DaRosa and Miller
208 North West Street
P.O. Box 48
Wheaton, IL 60189-0048
Dear Ms. Miller:
This responds to your letter of November 22, 1994, requesting information on what type of occupant protection systems (seat belts and/or air bags) were required in four passenger cars. The passenger cars were manufactured by Excalibur Automobile Corporation (Excalibur) between January 10, 1994, and May 6, 1994.
By way of background information, the National Highway Traffic Safety Administration (NHTSA) is authorized under Title 49, Chapter 301 of the U.S. Code to issue Federal motor vehicle safety standards that apply to the manufacture and sale of new motor vehicles and new items of motor vehicle equipment. Chapter 301 prohibits any person from manufacturing, introducing into commerce, selling, or importing any new motor vehicle or item of motor vehicle equipment unless the vehicle or equipment item is in conformity with all applicable safety standards. NHTSA does not approve motor vehicles or motor vehicle equipment, nor do we endorse any commercial products. Instead, the Safety Act establishes a "self-certification" process under which each manufacturer is responsible for certifying that its products meet all applicable safety standards.
One of the standards established by NHTSA, Standard No. 208, Occupant Crash Protection (49 CFR 571.208) requires some type of occupant protection system to be installed at all designated seating positions in all passenger cars. Different installation requirements apply depending on the seating position within the vehicle and the date of manufacture.

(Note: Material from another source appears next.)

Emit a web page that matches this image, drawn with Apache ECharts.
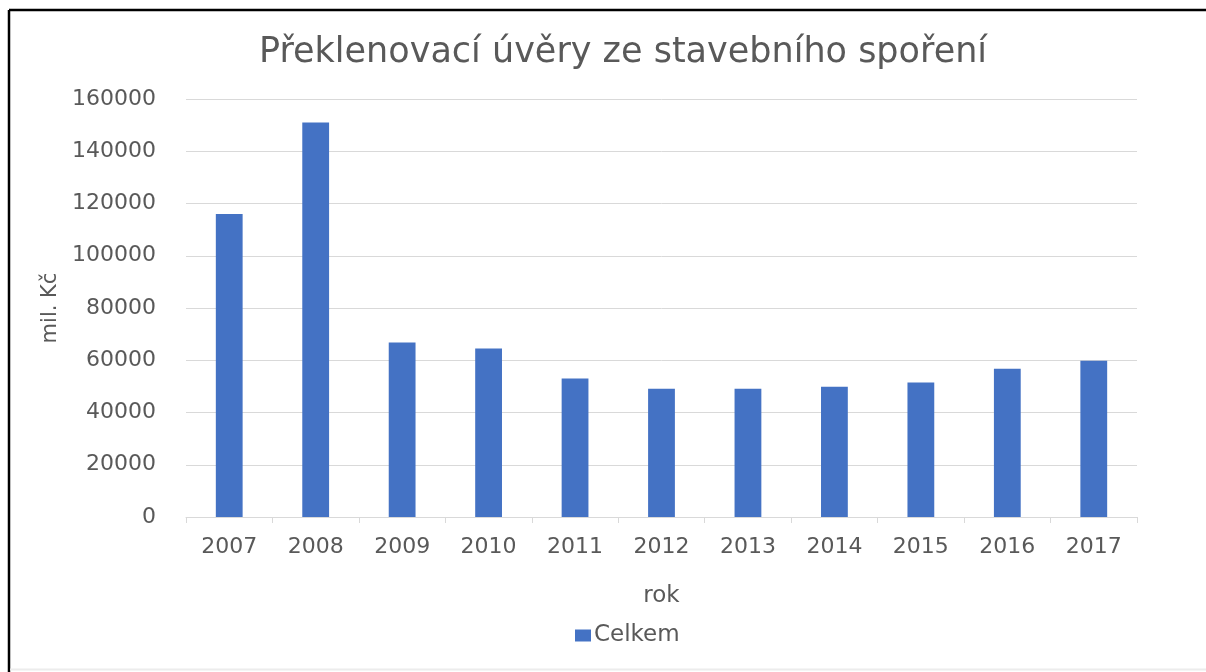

For passenger cars manufactured on or after September 1, 1989, but before September 1, 1996, Standard No. 208 requires automatic crash protection at every front outboard seating position. Automatic crash protection systems protect their occupants by means that require no action by vehicle occupants. Compliance with the automatic crash protection requirements of Standard No. 208 is determined in a dynamic crash test. That is, a vehicle must comply with specified injury criteria, as measured on a test dummy, in a 30 mph barrier crash test. The two types of automatic crash protection currently offered are automatic safety belts (which help to assure belt use) and air bags (which supplement safety belts and offer some protection even when safety belts are not used).

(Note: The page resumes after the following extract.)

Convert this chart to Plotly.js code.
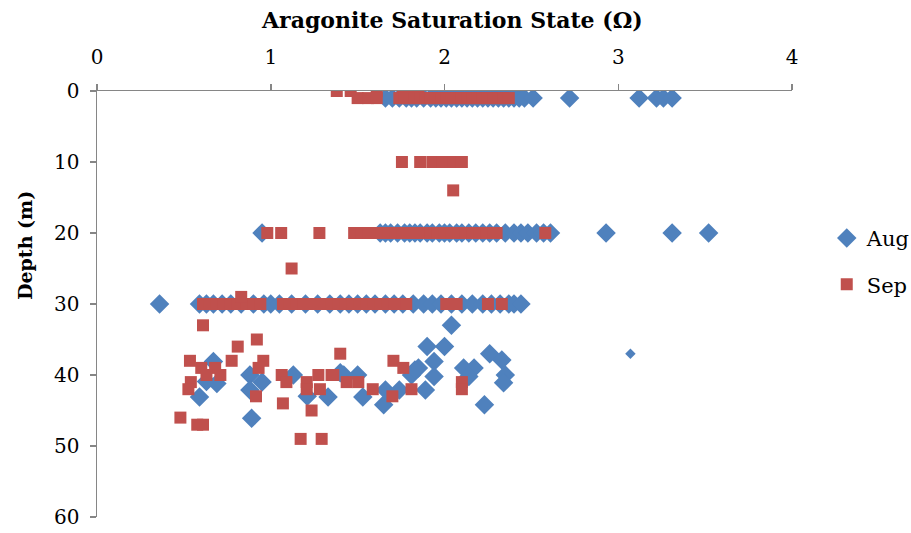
<!DOCTYPE html>
<html>
<head>
<meta charset="utf-8">
<script src="https://cdn.plot.ly/plotly-3.0.1.min.js"></script>
<style>html,body{margin:0;padding:0;background:#fff;}#chart{width:911px;height:533px;}</style>
</head>
<body>
<div id="chart"></div>
<script>
// ---- Data ----
// August: [omega, depth]
const augX_1 = [1.66,1.70,1.74,1.78,1.81,1.84,1.88,1.92,1.95,1.98,2.01,2.04,2.07,2.10,2.13,2.16,2.19,2.22,2.25,2.28,2.31,2.34,2.37,2.40,2.43,2.46,2.51,2.72,3.12,3.22,3.26,3.31];
const augX_20 = [0.95,1.63,1.66,1.69,1.73,1.77,1.80,1.83,1.86,1.90,1.93,1.97,2.00,2.03,2.07,2.10,2.14,2.18,2.22,2.26,2.30,2.35,2.40,2.44,2.48,2.53,2.57,2.61,2.93,3.31,3.52];
const augX_30 = [0.36,0.59,0.63,0.67,0.72,0.77,0.83,0.90,0.96,1.00,1.05,1.12,1.20,1.27,1.34,1.40,1.45,1.50,1.55,1.60,1.66,1.71,1.76,1.82,1.88,1.93,1.98,2.04,2.10,2.16,2.22,2.27,2.32,2.37,2.40,2.44];
const augDeepX = [2.04,1.90,2.00,2.26,2.33,1.94,1.85,2.11,2.17,2.35,1.94,1.81,2.34,2.14,1.89,1.42,1.50,1.53,1.65,1.66,1.74,2.23,1.83,
                  0.67,0.63,0.69,0.59,0.88,0.95,0.88,0.89,1.13,1.21,1.33,1.40];
const augDeepY = [33,36,36,37,37.9,38.1,39,39,39,40,40.2,40,41.1,40.2,42.1,40,40,43.1,44.2,42.1,42.1,44.2,39.3,
                  38.1,40.9,41.2,43.1,40,41,42.1,46.1,40,43,43.1,39.7];
const augSmallX = [3.07];
const augSmallY = [37];

// September: [omega, depth]
const sepX_0 = [1.38,1.46,1.61,1.76,1.80,1.85];
const sepX_1 = [1.50,1.56,1.61,1.74,1.77,1.80,1.83,1.86,1.89,1.92,1.95,1.98,2.01,2.04,2.07,2.10,2.13,2.16,2.19,2.22,2.25,2.28,2.31,2.34,2.37];
const sepX_10 = [1.755,1.86,1.93,1.99,2.05,2.10];
const sepX_20 = [0.98,1.06,1.28,1.48,1.52,1.56,1.60,1.64,1.68,1.72,1.76,1.80,1.84,1.88,1.92,1.96,2.00,2.04,2.08,2.12,2.16,2.20,2.24,2.28,2.30,2.58];
const sepX_30 = [0.61,0.65,0.69,0.73,0.77,0.81,0.86,0.90,0.94,1.07,1.11,1.15,1.19,1.23,1.27,1.31,1.35,1.39,1.43,1.47,1.51,1.55,1.59,1.63,1.67,1.71,1.75,1.78,2.01,2.07,2.25,2.33];
const sepOtherX = [2.05,1.12,0.83,0.61,0.92,0.81,0.535,0.775,0.957,0.60,0.68,0.93,0.63,0.71,1.063,1.274,1.35,0.54,1.09,1.207,0.526,1.207,1.283,0.915,1.07,1.235,0.48,0.577,0.61,1.172,1.293,
                   1.40,1.36,1.437,1.504,1.706,1.763,1.587,1.70,1.81,2.10,2.10];
const sepOtherY = [14,25,29,33,35,36,38,38,38,39,39,39,40,40,40,40,40,41,41,41,42,42,42,43,44,45,46,47,47,49,49,
                   37,40,41,41,38,39,42,43,42,41,42];

const xTitle = 'Aragonite Saturation State (Ω)';
const yTitle = 'Depth (m)';

// ---- Assemble ----
function rep(arr, d){ return arr.map(() => d); }
const augX = [].concat(augX_1, augX_20, augX_30, augDeepX);
const augY = [].concat(rep(augX_1,1), rep(augX_20,20), rep(augX_30,30), augDeepY);
const sepX = [].concat(sepX_0, sepX_1, sepX_10, sepX_20, sepX_30, sepOtherX);
const sepY = [].concat(rep(sepX_0,0), rep(sepX_1,1), rep(sepX_10,10), rep(sepX_20,20), rep(sepX_30,30), sepOtherY);

const AUG = '#4F81BD', SEP = '#C0504D';
const FONT = 'DejaVu Serif, Liberation Serif, serif';

const traces = [
  {x: augX, y: augY, type: 'scatter', mode: 'markers', name: 'Aug', legendgroup: 'a',
   marker: {symbol: 'diamond', size: 15, color: AUG}},
  {x: sepX, y: sepY, type: 'scatter', mode: 'markers', name: 'Sep', legendgroup: 'b',
   marker: {symbol: 'square', size: 12, color: SEP}},
  {x: augSmallX, y: augSmallY, type: 'scatter', mode: 'markers', name: 'Aug', showlegend: false,
   marker: {symbol: 'diamond', size: 8, color: AUG}}
];

const layout = {
  width: 911, height: 533,
  margin: {l: 97, r: 119, t: 91, b: 16, autoexpand: false},
  paper_bgcolor: '#fff', plot_bgcolor: '#fff',
  font: {family: FONT, size: 20, color: '#000'},
  showlegend: true,
  legend: {x: 1.05, y: 0.60, xanchor: 'left', yanchor: 'middle', tracegroupgap: 16,
           font: {family: FONT, size: 21, color: '#000'}, bgcolor: 'rgba(0,0,0,0)'},
  xaxis: {
    side: 'top', range: [0, 4], dtick: 1, tick0: 0,
    showgrid: false, zeroline: false, showline: true, linecolor: '#868686', linewidth: 1.5,
    ticks: 'outside', ticklen: 6, tickcolor: '#868686', tickwidth: 1.5,
    ticklabelstandoff: 12,
    tickfont: {family: FONT, size: 20}
  },
  yaxis: {
    range: [60, 0], dtick: 10, tick0: 0,
    showgrid: false, zeroline: false, showline: true, linecolor: '#868686', linewidth: 1.5,
    ticks: 'outside', ticklen: 6, tickcolor: '#868686', tickwidth: 1.5,
    ticklabelstandoff: 6,
    tickfont: {family: FONT, size: 20}
  },
  annotations: [
    {text: '<b>' + xTitle + '</b>', xref: 'paper', yref: 'paper',
     x: (452 - 97) / 695, y: (517 - 20) / 426, xanchor: 'center', yanchor: 'middle',
     showarrow: false, font: {family: FONT, size: 22, color: '#000'}},
    {text: '<b>' + yTitle + '</b>', xref: 'paper', yref: 'paper', textangle: -90,
     x: (25 - 97) / 695, y: (517 - 246) / 426, xanchor: 'center', yanchor: 'middle',
     showarrow: false, font: {family: FONT, size: 19, color: '#000'}}
  ]
};

Plotly.newPlot('chart', traces, layout, {displayModeBar: false, staticPlot: true});
</script>
</body>
</html>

In addition, for passenger cars manufactured on or after September 1, 1989, but before September 1, 1996, Standard No. 208 requires Type 2 belts at every forward facing rear outboard designated seating position, and a Type 1 or Type 2 seat belt assembly at every other seating position. Type 2 seat belt assemblies are defined in Standard No. 209, Seat Belt Assemblies, as "a combination of pelvic and upper torso restraints." Type 1 seat belt assemblies are defined in Standard No. 209 as "a lap belt for pelvic restraint."

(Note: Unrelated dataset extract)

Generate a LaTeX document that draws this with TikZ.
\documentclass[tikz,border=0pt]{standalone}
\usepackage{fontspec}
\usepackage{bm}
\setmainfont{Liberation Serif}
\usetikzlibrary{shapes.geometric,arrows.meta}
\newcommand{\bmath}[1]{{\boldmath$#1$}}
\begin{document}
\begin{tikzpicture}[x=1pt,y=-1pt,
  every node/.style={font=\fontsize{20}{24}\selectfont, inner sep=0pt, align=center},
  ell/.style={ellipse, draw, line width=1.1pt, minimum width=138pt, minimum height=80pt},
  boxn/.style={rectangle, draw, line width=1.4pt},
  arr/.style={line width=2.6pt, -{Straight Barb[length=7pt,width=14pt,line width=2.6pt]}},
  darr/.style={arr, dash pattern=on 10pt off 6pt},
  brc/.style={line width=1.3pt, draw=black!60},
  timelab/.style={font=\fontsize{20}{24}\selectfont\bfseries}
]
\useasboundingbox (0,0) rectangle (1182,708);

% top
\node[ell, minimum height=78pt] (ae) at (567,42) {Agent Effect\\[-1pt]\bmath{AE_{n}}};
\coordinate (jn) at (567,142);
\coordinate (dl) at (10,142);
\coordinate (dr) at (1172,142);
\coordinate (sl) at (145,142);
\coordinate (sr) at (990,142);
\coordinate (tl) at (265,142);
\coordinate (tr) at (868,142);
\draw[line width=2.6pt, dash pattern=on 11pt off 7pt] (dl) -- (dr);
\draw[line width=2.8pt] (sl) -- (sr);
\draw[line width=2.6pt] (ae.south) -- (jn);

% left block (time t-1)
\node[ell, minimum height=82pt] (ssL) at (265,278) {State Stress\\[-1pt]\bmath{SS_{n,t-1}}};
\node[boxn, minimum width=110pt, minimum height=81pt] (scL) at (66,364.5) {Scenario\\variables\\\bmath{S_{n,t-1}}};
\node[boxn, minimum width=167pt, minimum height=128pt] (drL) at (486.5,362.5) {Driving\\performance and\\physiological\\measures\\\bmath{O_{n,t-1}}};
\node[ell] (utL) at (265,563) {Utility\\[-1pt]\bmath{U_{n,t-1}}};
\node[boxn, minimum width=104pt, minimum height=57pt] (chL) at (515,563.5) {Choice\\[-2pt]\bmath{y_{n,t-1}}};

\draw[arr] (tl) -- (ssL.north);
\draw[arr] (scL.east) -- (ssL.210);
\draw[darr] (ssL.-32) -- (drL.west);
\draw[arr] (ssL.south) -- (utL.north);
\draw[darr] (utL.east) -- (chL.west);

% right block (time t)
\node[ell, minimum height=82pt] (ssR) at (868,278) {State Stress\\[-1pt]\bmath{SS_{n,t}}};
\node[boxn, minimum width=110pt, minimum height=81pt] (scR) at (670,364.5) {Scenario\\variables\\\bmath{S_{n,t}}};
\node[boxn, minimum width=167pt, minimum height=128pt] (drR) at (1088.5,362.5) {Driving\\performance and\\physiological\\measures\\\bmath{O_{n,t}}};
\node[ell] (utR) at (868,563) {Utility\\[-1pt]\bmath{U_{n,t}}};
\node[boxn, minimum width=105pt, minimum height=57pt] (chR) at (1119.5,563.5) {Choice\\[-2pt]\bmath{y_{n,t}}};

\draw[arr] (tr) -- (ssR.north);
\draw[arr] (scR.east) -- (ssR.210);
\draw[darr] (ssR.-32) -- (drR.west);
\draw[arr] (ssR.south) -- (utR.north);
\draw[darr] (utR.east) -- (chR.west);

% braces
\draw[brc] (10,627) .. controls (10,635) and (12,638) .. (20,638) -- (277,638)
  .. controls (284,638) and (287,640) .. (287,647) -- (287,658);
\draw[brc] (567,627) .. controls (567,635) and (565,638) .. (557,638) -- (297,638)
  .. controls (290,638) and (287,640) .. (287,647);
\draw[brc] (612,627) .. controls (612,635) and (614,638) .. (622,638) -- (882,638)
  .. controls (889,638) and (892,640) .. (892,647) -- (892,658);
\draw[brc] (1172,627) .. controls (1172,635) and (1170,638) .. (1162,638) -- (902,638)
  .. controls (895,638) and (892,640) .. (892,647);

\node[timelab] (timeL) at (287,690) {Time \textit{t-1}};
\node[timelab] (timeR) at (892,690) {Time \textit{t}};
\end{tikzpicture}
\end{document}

You should be aware that Excalibur has applied for temporary exemption (49 CFR Part 555) from the automatic crash protection requirements of Standard No. 208 which would, if granted, apply to vehicles manufactured on or after the effective date of the exemption. Excalibur has also asked that it apply to those vehicles already manufactured but unsold and in dealer inventory. In addition, the manufacturer has also applied for an exemption from notification and remedy of its noncompliance with the automatic crash protection requirements on the basis that the noncompliance is inconsequential to motor vehicle safety (49 CFR Part 556). If granted, this would relieve Excalibur of the obligation to notify and remedy the noncompliance in vehicles already manufactured and not covered by the safety exemption petition. Prior to acting upon either of these applications, NHTSA will publish notices in the Federal Register requesting comments.